:: TASK REQUIREMENTS ::
Repeat the listing exactly as given, omitting every image.

:: DATA SEGMENT ::
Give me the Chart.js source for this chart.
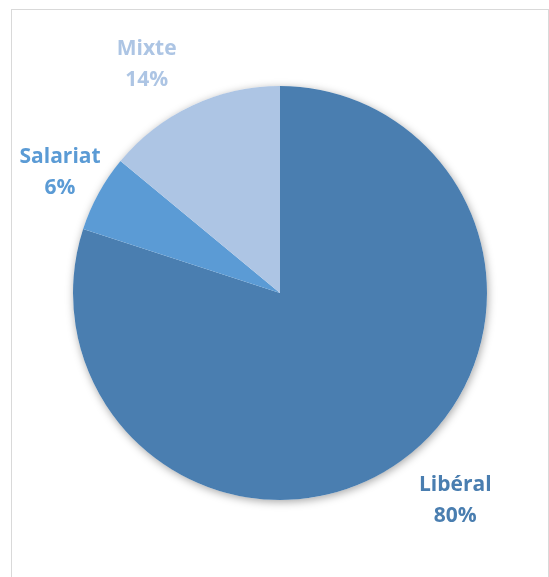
<!DOCTYPE html>
<html>
<head>
<meta charset="utf-8">
<script src="https://cdn.jsdelivr.net/npm/chart.js@4.4.1/dist/chart.umd.min.js"></script>
<style>
  html, body { margin: 0; padding: 0; background: #fff; }
  #wrap { position: relative; width: 549px; height: 577px; }
  #frame { position: absolute; left: 11px; top: 9px; width: 536px; height: 580px; border: 1px solid #d9d9d9; }
  canvas { position: absolute; left: 0; top: 0; }
</style>
</head>
<body>
<div id="wrap">
  <div id="frame"></div>
  <canvas id="pieChart" width="549" height="577"></canvas>
</div>
<script>
const categories = ['Libéral', 'Salariat', 'Mixte'];
const shares = [80, 6, 14];
const sliceColors = ['#4a7eb0', '#5b9bd5', '#adc5e4'];

// distance of each label from the rim, and a small turn off the slice middle (degrees)
const labelGap = [64, 44, 58];
const labelTurn = [-4.3, 0, -5];

// soft drop shadow behind the whole pie
const pieShadow = {
  id: 'pieShadow',
  beforeDatasetsDraw(chart) {
    const arc = chart.getDatasetMeta(0).data[0];
    if (!arc) return;
    const ctx = chart.ctx;
    ctx.save();
    ctx.shadowColor = 'rgba(0,0,0,0.35)';
    ctx.shadowBlur = 9;
    ctx.shadowOffsetX = 1;
    ctx.shadowOffsetY = 2;
    ctx.fillStyle = '#ffffff';
    ctx.beginPath();
    ctx.arc(arc.x, arc.y, arc.outerRadius, 0, Math.PI * 2);
    ctx.fill();
    ctx.restore();
  }
};

const outsideLabels = {
  id: 'outsideLabels',
  afterDatasetsDraw(chart) {
    const ctx = chart.ctx;
    const meta = chart.getDatasetMeta(0);
    ctx.save();
    ctx.font = 'bold 21px "Open Sans"';
    ctx.textAlign = 'center';
    ctx.textBaseline = 'middle';
    meta.data.forEach((arc, i) => {
      const mid = (arc.startAngle + arc.endAngle) / 2 + labelTurn[i] * Math.PI / 180;
      const d = arc.outerRadius + labelGap[i];
      const x = arc.x + Math.cos(mid) * d;
      const y = arc.y + Math.sin(mid) * d;
      ctx.fillStyle = sliceColors[i];
      ctx.fillText(categories[i], x, y - 15);
      ctx.fillText(shares[i] + '%', x, y + 16);
    });
    ctx.restore();
  }
};

new Chart(document.getElementById('pieChart'), {
  type: 'pie',
  data: {
    labels: categories,
    datasets: [{
      data: shares,
      backgroundColor: sliceColors,
      borderWidth: 0
    }]
  },
  options: {
    responsive: false,
    animation: false,
    layout: { padding: { left: 73, right: 62, top: 86, bottom: 77 } },
    plugins: {
      legend: { display: false },
      tooltip: { enabled: false }
    }
  },
  plugins: [pieShadow, outsideLabels]
});
</script>
</body>
</html>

:: SOLUTION TO THIS EXERCISE ::
Give me the Chart.js source for this chart.
<!DOCTYPE html>
<html>
<head>
<meta charset="utf-8">
<script src="https://cdn.jsdelivr.net/npm/chart.js@4.4.1/dist/chart.umd.min.js"></script>
<style>
  html, body { margin: 0; padding: 0; background: #fff; }
  #wrap { position: relative; width: 549px; height: 577px; }
  #frame { position: absolute; left: 11px; top: 9px; width: 536px; height: 580px; border: 1px solid #d9d9d9; }
  canvas { position: absolute; left: 0; top: 0; }
</style>
</head>
<body>
<div id="wrap">
  <div id="frame"></div>
  <canvas id="pieChart" width="549" height="577"></canvas>
</div>
<script>
const categories = ['Libéral', 'Salariat', 'Mixte'];
const shares = [80, 6, 14];
const sliceColors = ['#4a7eb0', '#5b9bd5', '#adc5e4'];

// distance of each label from the rim, and a small turn off the slice middle (degrees)
const labelGap = [64, 44, 58];
const labelTurn = [-4.3, 0, -5];

// soft drop shadow behind the whole pie
const pieShadow = {
  id: 'pieShadow',
  beforeDatasetsDraw(chart) {
    const arc = chart.getDatasetMeta(0).data[0];
    if (!arc) return;
    const ctx = chart.ctx;
    ctx.save();
    ctx.shadowColor = 'rgba(0,0,0,0.35)';
    ctx.shadowBlur = 9;
    ctx.shadowOffsetX = 1;
    ctx.shadowOffsetY = 2;
    ctx.fillStyle = '#ffffff';
    ctx.beginPath();
    ctx.arc(arc.x, arc.y, arc.outerRadius, 0, Math.PI * 2);
    ctx.fill();
    ctx.restore();
  }
};

const outsideLabels = {
  id: 'outsideLabels',
  afterDatasetsDraw(chart) {
    const ctx = chart.ctx;
    const meta = chart.getDatasetMeta(0);
    ctx.save();
    ctx.font = 'bold 21px "Open Sans"';
    ctx.textAlign = 'center';
    ctx.textBaseline = 'middle';
    meta.data.forEach((arc, i) => {
      const mid = (arc.startAngle + arc.endAngle) / 2 + labelTurn[i] * Math.PI / 180;
      const d = arc.outerRadius + labelGap[i];
      const x = arc.x + Math.cos(mid) * d;
      const y = arc.y + Math.sin(mid) * d;
      ctx.fillStyle = sliceColors[i];
      ctx.fillText(categories[i], x, y - 15);
      ctx.fillText(shares[i] + '%', x, y + 16);
    });
    ctx.restore();
  }
};

new Chart(document.getElementById('pieChart'), {
  type: 'pie',
  data: {
    labels: categories,
    datasets: [{
      data: shares,
      backgroundColor: sliceColors,
      borderWidth: 0
    }]
  },
  options: {
    responsive: false,
    animation: false,
    layout: { padding: { left: 73, right: 62, top: 86, bottom: 77 } },
    plugins: {
      legend: { display: false },
      tooltip: { enabled: false }
    }
  },
  plugins: [pieShadow, outsideLabels]
});
</script>
</body>
</html>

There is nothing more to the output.